After a whirlwind two years with nearly two dozen presidential hopefuls traipsing through the state, 2017 proved Iowa politics are intriguing even when the caucuses are not front and center.
The previous year’s momentous elections brought sweeping change to the political landscape in 2017, both in Iowa and nationally.
That led to a year of significant political interest and consequence.
As is the easy way out -- I mean, tradition -- at this time of year, let’s take a look back at the biggest stories in Iowa politics in 2017, and a look ahead to what may come in the next year.
For the first time in three decades, Iowa Republicans had complete lawmaking control at the state Capitol.
They did not squander the opportunity.
With majorities in the Iowa House and Senate and a Republican in the governor’s office, the GOP enacted several pieces of conservative reforms. Republicans overhauled the state’s collective bargaining system for public employees, dramatically reducing the benefits for which public worker unions can negotiate. They restricted abortion access by making them illegal after 20 weeks and halting state family planning funding to providers that perform abortions. They loosened gun regulations by, among other provisions, creating a “stand your ground” law, allowing children to use guns when observed by a parent, and strengthening the state law that allows guns in public buildings, such as courthouses.

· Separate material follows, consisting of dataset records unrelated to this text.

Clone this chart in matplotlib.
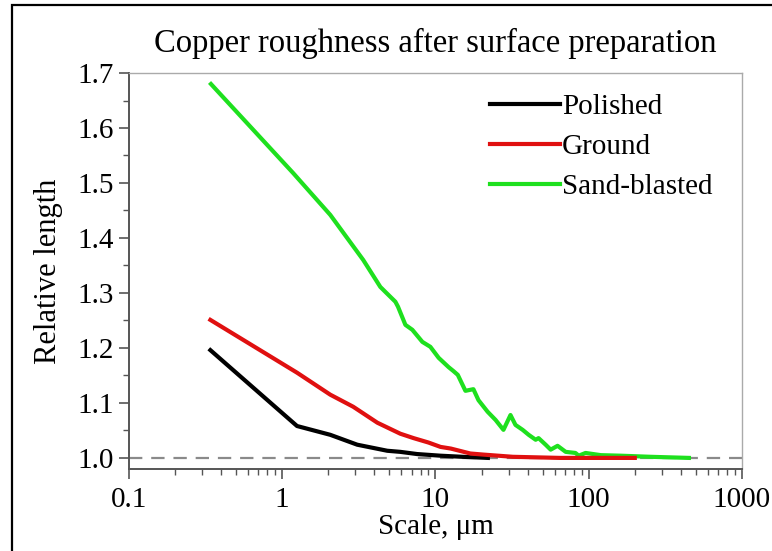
import numpy as np
import matplotlib
matplotlib.use("Agg")
import matplotlib.pyplot as plt
from matplotlib.ticker import LogLocator, FixedLocator, FixedFormatter, MultipleLocator, FormatStrFormatter
from matplotlib.patches import Rectangle

# values
polished_x = [0.34, 1.25, 2.06, 3.09, 4.85, 5.9, 7.6, 10.8, 15.0, 22.0]
polished_y = [1.196, 1.058, 1.042, 1.024, 1.013, 1.011, 1.007, 1.004, 1.002, 1.0]

ground_x = [0.34, 1.25, 2.06, 2.91, 4.18, 5.9, 7.2, 9.0, 10.8, 12.6, 16.9, 20.6, 32.0, 65.0, 200.0]
ground_y = [1.251, 1.155, 1.115, 1.093, 1.064, 1.044, 1.036, 1.028, 1.020, 1.017, 1.008, 1.006, 1.002, 1.0, 1.0]

sand_x = [0.343, 1.18, 2.06, 3.38, 4.37, 4.71, 5.48, 5.7, 6.37, 7.07, 8.22, 9.27, 10.5,
          12.2, 13.1, 14.0, 15.7, 17.7, 19.1, 21.9, 24.7, 27.8, 30.9, 33.3, 37.1,
          40.6, 45.1, 47.1, 52.4, 56.5, 62.7, 70.8, 82.0, 86.1, 95.5, 120.0, 162.0,
          254.0, 451.0]
sand_y = [1.680, 1.518, 1.442, 1.360, 1.311, 1.302, 1.284, 1.275, 1.242, 1.233, 1.211, 1.202, 1.182,
          1.165, 1.158, 1.151, 1.122, 1.125, 1.105, 1.084, 1.069, 1.051, 1.078, 1.060, 1.051,
          1.042, 1.033, 1.036, 1.024, 1.015, 1.022, 1.011, 1.009, 1.004, 1.009, 1.005, 1.004,
          1.002, 1.000]

x_ticks = [0.1, 1, 10, 100, 1000]
x_tick_labels = ["0.1", "1", "10", "100", "1000"]

plt.rcParams["font.family"] = ["Liberation Serif", "DejaVu Serif"]

fig = plt.figure(figsize=(7.72, 5.51), dpi=100)
ax = fig.add_axes([0.167, 0.149, 0.794, 0.7185])

ax.axhline(1.0, color="#8a8a8a", lw=1.6, ls=(0, (6, 4)), zorder=1)
ax.plot(polished_x, polished_y, color="black", lw=3, label="Polished", zorder=3)
ax.plot(ground_x, ground_y, color="#e01010", lw=3, label="Ground", zorder=3)
ax.plot(sand_x, sand_y, color="#1ee01e", lw=3, label="Sand-blasted", zorder=2)

ax.set_xscale("log")
ax.set_xlim(0.1, 1000)
ax.set_ylim(0.98, 1.7)

ax.xaxis.set_major_locator(FixedLocator(x_ticks))
ax.xaxis.set_major_formatter(FixedFormatter(x_tick_labels))
ax.xaxis.set_minor_locator(LogLocator(base=10, subs=np.arange(2, 10), numticks=20))
ax.xaxis.set_minor_formatter(plt.NullFormatter())
ax.yaxis.set_major_locator(MultipleLocator(0.1))
ax.yaxis.set_minor_locator(MultipleLocator(0.05))
ax.yaxis.set_major_formatter(FormatStrFormatter("%.1f"))

ax.tick_params(which="major", direction="out", length=7, width=1.2, color="#555555",
               labelsize=21, pad=4)
ax.tick_params(which="minor", direction="out", length=4, width=1.0, color="#555555")
ax.tick_params(axis="x", which="major", pad=6)

for side in ["left", "bottom"]:
    ax.spines[side].set_color("#555555")
    ax.spines[side].set_linewidth(1.4)
for side in ["top", "right"]:
    ax.spines[side].set_color("#aaaaaa")
    ax.spines[side].set_linewidth(1.0)

ax.set_title("Copper roughness after surface preparation", fontsize=23.5, pad=15)
ax.set_xlabel("Scale, μm", fontsize=21, labelpad=1)
ax.set_ylabel("Relative length", fontsize=22, labelpad=10)

ax.legend(loc="upper right", bbox_to_anchor=(0.985, 1.0), frameon=False, fontsize=21,
          handlelength=2.4, handletextpad=0.05, labelspacing=0.47, borderaxespad=0.3)

# outer frame of the original figure
fig.patches.append(Rectangle((12 / 772, -0.05), 1.1, 1 - 5 / 551 + 0.05,
                             transform=fig.transFigure, fill=False, ec="black", lw=1.6))

fig.savefig("out.png", dpi=100)
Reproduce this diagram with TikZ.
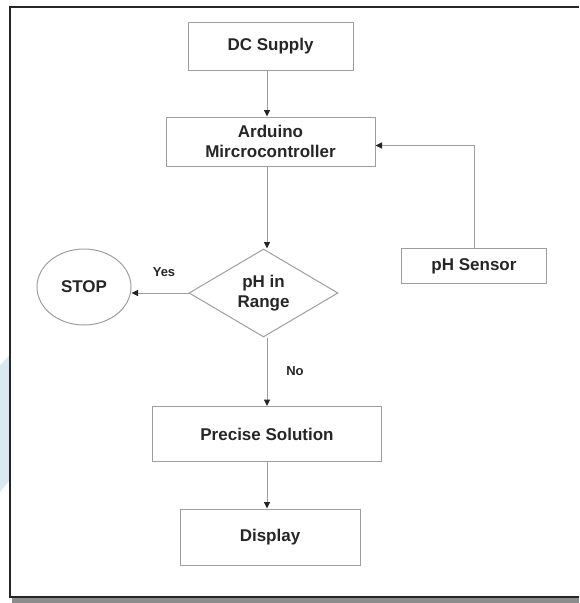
\documentclass[tikz,border=0pt]{standalone}
\usepackage{fontspec}
\setmainfont{Liberation Sans}
\usetikzlibrary{shapes.geometric,arrows.meta}
\definecolor{boxline}{HTML}{9E9E9E}
\definecolor{txt}{HTML}{262626}
\definecolor{wm}{HTML}{D8E9F2}
\tikzset{
  blk/.style={draw=boxline, line width=1pt, minimum width=#1, inner sep=0pt, font=\fontsize{17}{20.5}\selectfont\bfseries, text=txt, align=center},
  conn/.style={draw=boxline, line width=1pt, -{Triangle[length=6.5pt,width=6pt,fill=black!85,color=black!85]}},
  lbl/.style={font=\fontsize{13}{15}\selectfont\bfseries, text=txt}
}
\begin{document}
\begin{tikzpicture}[x=1pt,y=-1pt]
\useasboundingbox (0,0) rectangle (579,603);
% decorations outside the frame
\fill[wm] (0,365) -- (10,355) -- (10,480) -- (0,492) -- cycle;
\fill[black!45] (12,597) rectangle (579,603);
% frame
\draw[black!85, line width=1.3pt] (579,7) -- (10,7) -- (10,597) -- (579,597);
% nodes
\node[blk=165pt, minimum height=48pt] (dc) at (270.5,46) {DC Supply};
\node[blk=209pt, minimum height=49pt] (ard) at (270.5,141.5) {Arduino\\Mircrocontroller};
\node[blk=145pt, minimum height=35pt] (sen) at (474,266) {pH Sensor};
\node[draw=boxline, line width=1pt, diamond, aspect=1.7, minimum width=149pt, minimum height=88pt, inner sep=0pt, font=\fontsize{17}{20.5}\selectfont\bfseries, text=txt, align=center] (dia) at (263.5,293) {pH in\\Range};
\node[draw=boxline, line width=1pt, ellipse, minimum width=94pt, minimum height=76pt, inner sep=0pt, font=\fontsize{17}{20}\selectfont\bfseries, text=txt] (stop) at (84,287) {STOP};
\node[blk=229pt, minimum height=55pt] (pre) at (267,434) {Precise Solution};
\node[blk=180pt, minimum height=56pt] (dis) at (270,537) {Display};
% connectors
\draw[conn] (dc.south -| 267,0) -- (ard.north -| 267,0);
\draw[conn] (ard.south -| 267,0) -- (dia.north -| 267,0);
\draw[conn] (sen.north) |- (ard.east |- 0,145.5);
\draw[conn] (dia.west) -- (stop.east |- dia.west);
\draw[conn] (dia.south -| 267,0) -- (pre.north -| 267,0);
\draw[conn] (pre.south -| 267,0) -- (dis.north -| 267,0);
% labels
\node[lbl] (yes) at (164,272) {Yes};
\node[lbl] (no) at (295,371) {No};
\end{tikzpicture}
\end{document}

The one big-ticket item remaining on statehouse Republicans’ legislative to-do list is tax reform. Now that the federal GOP has passed its package of tax cuts, expect Iowa Republicans to do the same during the upcoming legislative session.
Naturally, not everyone was thrilled with the new political power structure in Congress or at the Iowa Capitol. Many made sure their displeasure was known.
More than 20,000 people marched on the state Capitol in January as part of a nationwide series of events called the “Women’s March,” which were organized to protest myriad policies under consideration by Republican federal and state lawmakers. Thousands more flooded the Statehouse during the legislative session to protest many of the aforementioned proposals. And residents flooded forums that featured state and federal elected government officials.
The events showed that people were not only upset by the various new policies being proposed and implemented, they were willing to mobilize. That's what excites Democrats, whose goal is to harness that passion for the 2018 elections.
Transition of power
For all the significant implications of the 2016 elections, perhaps most significant in Iowa was that the election of Republican President Donald Trump led to the appointment of Terry Branstad as U.S. ambassador to China. That move did what no Democrat could in six elections: move Branstad out of Terrace Hill.
Branstad left office as the longest-serving governor in the nation’s history, totaling more than 22 years over two tenures.
Kim Reynolds, who had served as Branstad’s lieutenant since his return to the governor’s office in 2011, became governor and will be on the ballot in 2018, assuming she survives a primary challenge. Reynolds is popular among the Republican base, but is a somewhat unknown quantity among the larger electorate. That, along with the previously mentioned reaction to some of the new GOP policies, has emboldened Democrats in their hopes of retaking the governor’s mansion in the 2018 election.
And there has been no shortage of candidates seeking to lead Democrats to that gubernatorial prize; a vast field of seven candidates emerged to seek the Democratic nomination for governor.
Most who follow Iowa politics closely agree the early stages of the race have developed a pair of front-runners: businessman Fred Hubbell and state Sen. Nate Boulton, both from Des Moines.
Former state party Chairwoman and retired physician Andy McGuire, nurse and union leader Cathy Glasson, and former Tom Vilsack and Barack Obama aide John Norris are in the next tier, still with a chance to challenge for the nomination.
Former Iowa City mayor Ross Wilburn and party activist Jon Neiderbach round out the field.
The gubernatorial election presents Iowa Democrats with their best opportunity to retain one of the three legs of power at the Capitol. If they are to defeat Reynolds, assuming she survives her primary, they will require the right candidate from this field.
Happy New Year
The legislative session starts Jan. 8.
The primary elections are in June.
The general election is in November.
Happy New Year, readers. Here we go again.